Read my reviews of the previous books in the Sons of the Fallen series:
Galen (#1) | Castor (#2) | Daman (#3) | Gray (#4) | Bellamy (#5)
Authors and readers like to describe characters as golden retrievers in human form, but I’ve found the definitive version. Raiden might not be 100 percent human, but he definitely has that wholesome energy expressed in his sweet need to care for his family. And since food makes Raiden happy, his love language for his family mostly involves feeding them. Warning: This book will make you very, very hungry.
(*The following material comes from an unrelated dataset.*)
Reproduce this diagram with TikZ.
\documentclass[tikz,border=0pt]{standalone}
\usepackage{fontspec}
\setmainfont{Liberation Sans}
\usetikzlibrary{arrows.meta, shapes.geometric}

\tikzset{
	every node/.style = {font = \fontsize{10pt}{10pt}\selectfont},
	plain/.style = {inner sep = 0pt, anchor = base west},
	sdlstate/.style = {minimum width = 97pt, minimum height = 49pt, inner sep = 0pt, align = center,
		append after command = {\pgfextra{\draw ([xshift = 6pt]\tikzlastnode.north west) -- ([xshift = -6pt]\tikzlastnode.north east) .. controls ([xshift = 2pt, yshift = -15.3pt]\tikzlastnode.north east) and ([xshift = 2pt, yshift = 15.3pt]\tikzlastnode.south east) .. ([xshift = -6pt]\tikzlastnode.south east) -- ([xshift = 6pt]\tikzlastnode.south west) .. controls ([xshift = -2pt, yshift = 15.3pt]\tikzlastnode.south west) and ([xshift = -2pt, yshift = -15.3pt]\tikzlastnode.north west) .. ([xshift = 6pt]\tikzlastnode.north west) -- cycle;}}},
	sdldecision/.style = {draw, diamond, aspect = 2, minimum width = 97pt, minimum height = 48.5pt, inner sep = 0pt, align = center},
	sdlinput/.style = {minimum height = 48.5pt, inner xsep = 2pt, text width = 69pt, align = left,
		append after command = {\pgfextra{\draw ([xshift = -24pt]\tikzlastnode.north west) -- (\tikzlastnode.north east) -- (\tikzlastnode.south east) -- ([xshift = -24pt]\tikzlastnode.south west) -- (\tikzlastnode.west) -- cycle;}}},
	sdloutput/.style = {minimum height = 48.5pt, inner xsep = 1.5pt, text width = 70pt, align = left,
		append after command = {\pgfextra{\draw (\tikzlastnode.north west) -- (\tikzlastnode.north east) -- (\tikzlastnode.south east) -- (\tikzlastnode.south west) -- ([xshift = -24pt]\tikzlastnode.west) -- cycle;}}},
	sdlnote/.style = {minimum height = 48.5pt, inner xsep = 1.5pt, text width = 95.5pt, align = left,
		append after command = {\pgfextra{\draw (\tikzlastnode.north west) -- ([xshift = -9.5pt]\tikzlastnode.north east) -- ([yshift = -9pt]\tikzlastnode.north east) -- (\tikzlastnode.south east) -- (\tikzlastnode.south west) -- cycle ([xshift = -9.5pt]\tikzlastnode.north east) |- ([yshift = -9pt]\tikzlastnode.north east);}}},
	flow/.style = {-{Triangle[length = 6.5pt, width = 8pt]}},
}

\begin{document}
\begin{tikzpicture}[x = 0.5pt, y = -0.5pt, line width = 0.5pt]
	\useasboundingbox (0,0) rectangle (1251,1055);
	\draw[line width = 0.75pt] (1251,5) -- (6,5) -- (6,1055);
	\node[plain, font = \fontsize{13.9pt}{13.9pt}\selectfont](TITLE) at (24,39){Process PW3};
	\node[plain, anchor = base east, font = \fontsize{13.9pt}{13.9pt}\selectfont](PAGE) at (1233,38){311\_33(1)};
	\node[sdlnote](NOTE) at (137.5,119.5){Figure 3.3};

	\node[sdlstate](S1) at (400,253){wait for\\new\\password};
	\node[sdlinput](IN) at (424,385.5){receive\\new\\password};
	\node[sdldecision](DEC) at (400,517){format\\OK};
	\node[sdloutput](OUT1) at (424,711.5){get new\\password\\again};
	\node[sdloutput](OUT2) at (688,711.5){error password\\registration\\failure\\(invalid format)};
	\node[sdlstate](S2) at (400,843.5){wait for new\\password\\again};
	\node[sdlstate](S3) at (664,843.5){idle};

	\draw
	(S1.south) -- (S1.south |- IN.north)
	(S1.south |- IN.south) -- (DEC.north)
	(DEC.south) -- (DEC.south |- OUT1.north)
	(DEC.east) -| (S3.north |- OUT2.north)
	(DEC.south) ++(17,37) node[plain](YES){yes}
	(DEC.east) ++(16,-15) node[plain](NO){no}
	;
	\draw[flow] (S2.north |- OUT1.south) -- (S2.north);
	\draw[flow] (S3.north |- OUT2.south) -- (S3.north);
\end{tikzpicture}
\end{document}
The brothers have been through a lot in the past few months, so it’s no surprise from a plot and character perspective that Raiden’s connection with Titan sneaks up on both of them. Both men are adorably oblivious to how committed they are to the casual thing. Osborn does an excellent job of letting them settle into their obliviousness and then hitting them both over the head with the clue bat right when the external plot kicks up a notch.
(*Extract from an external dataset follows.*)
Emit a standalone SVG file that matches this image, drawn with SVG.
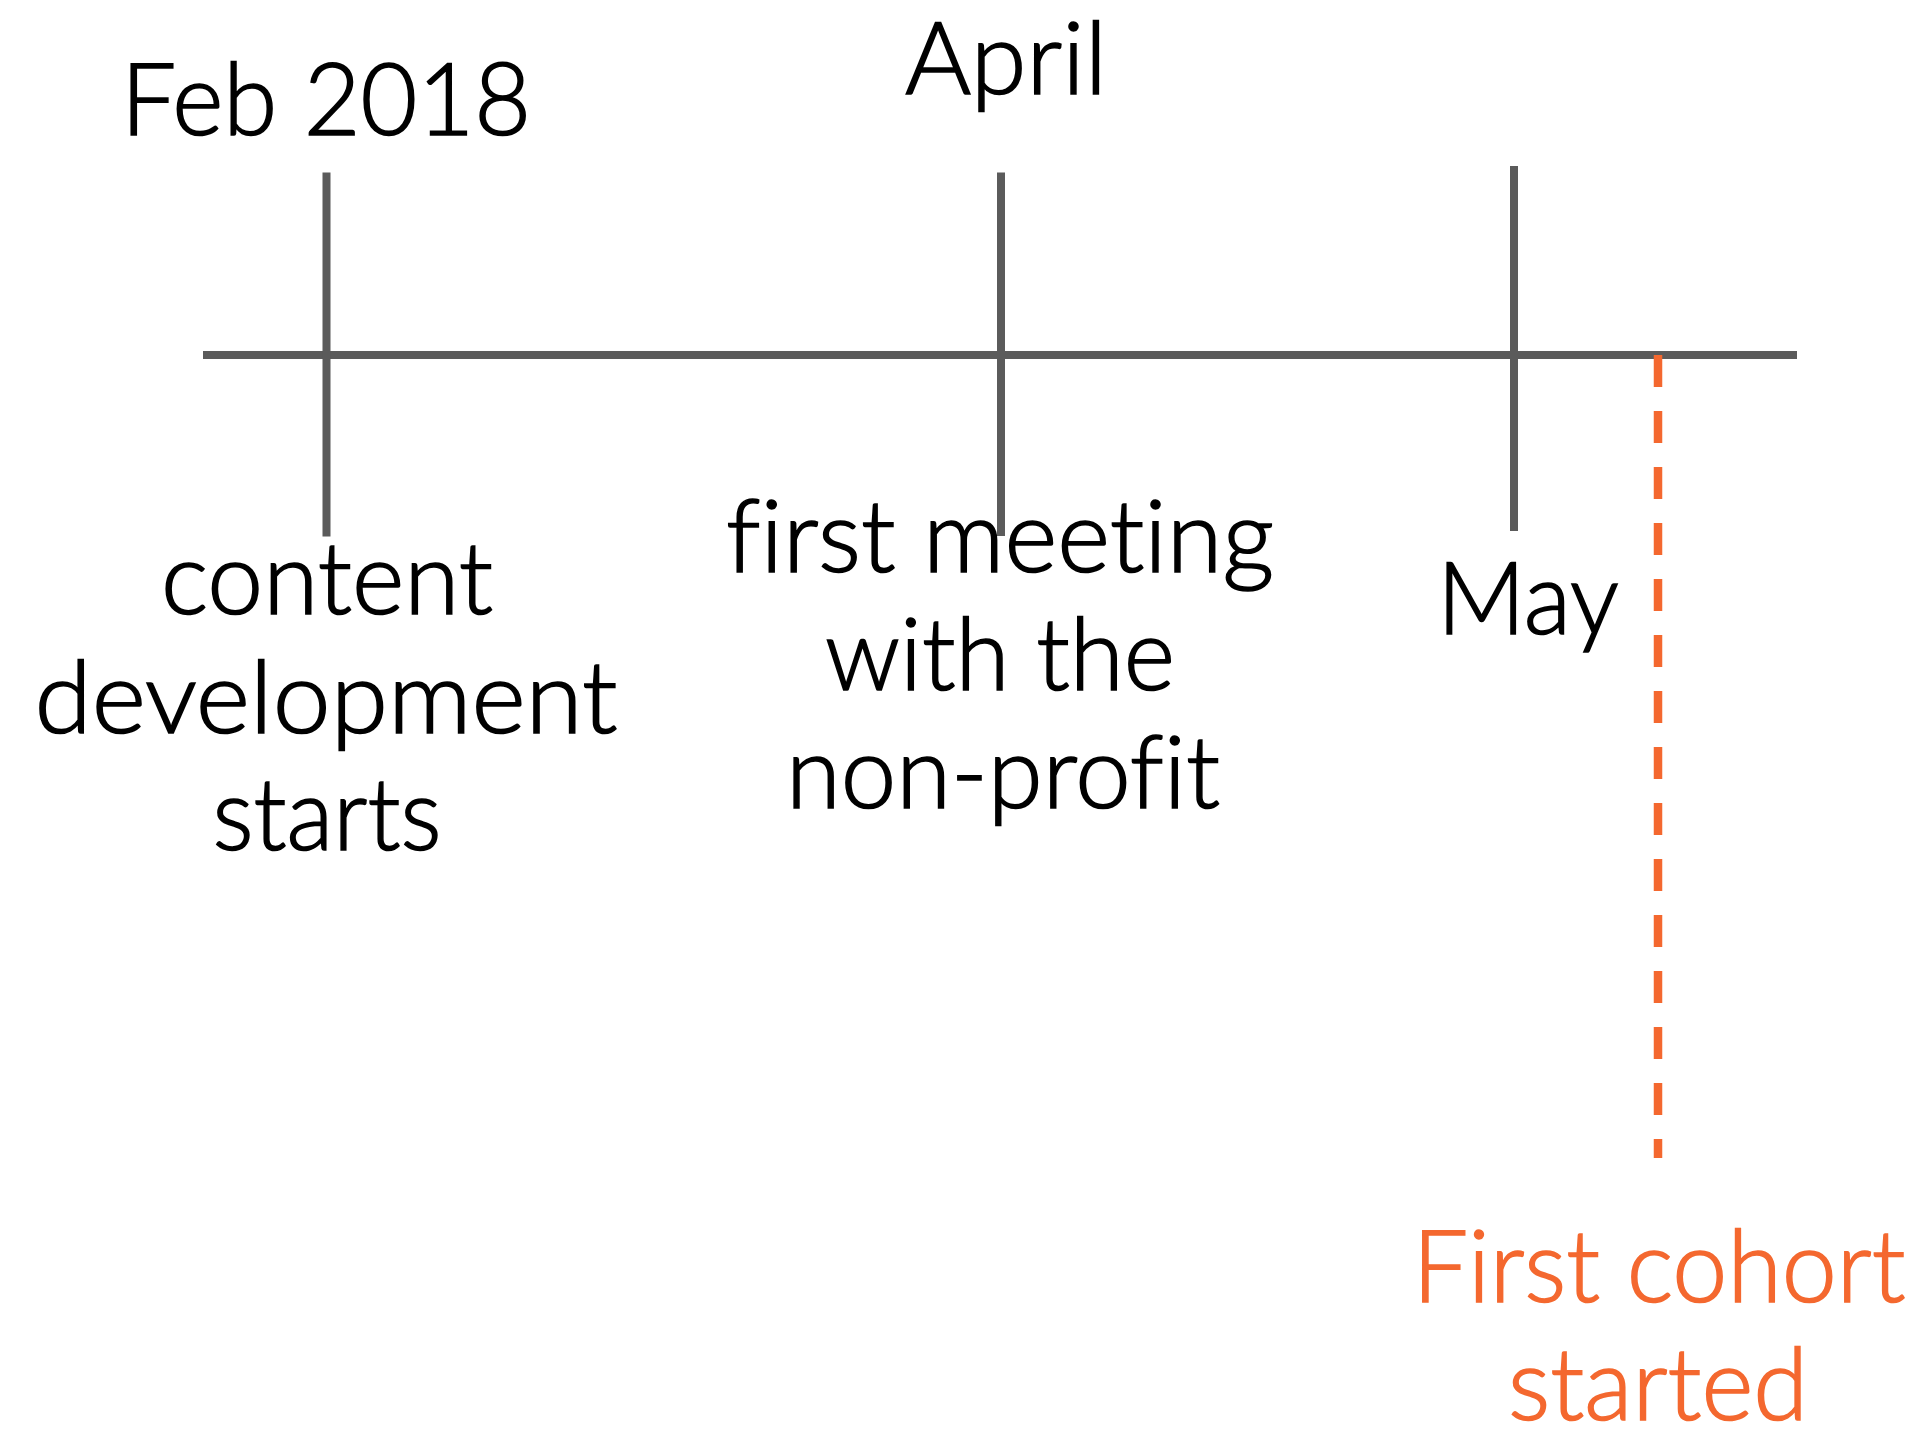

In a way, the first confrontation the brothers have with Lucifer is almost anti-climactic (though the tension involved in getting to that point absolutely hits the mark). Lots of bad-guy monologuing occurs, and I had to wonder how Lucifer was going to surprise me. Instead, Osborn surprised me with a delicious twist when it’s the “good” angels who raise the stakes for the brothers in a really dramatic and tragic way. The final set piece for this book isn’t necessarily as epic as in previous installments, but it still tied me to my Kindle with plenty of emotional investment.
I’m very excited for the final book of this epic series, both for the resolution of the external plot and because (or despite) Osborn has given us no clues to the identity of final brother Alistair’s fated mate. Or has she? I’m side-eyeing one character in particular, and while I won’t be upset if I’m wrong, I also have faith that Osborn will pull off something epic if I’m right.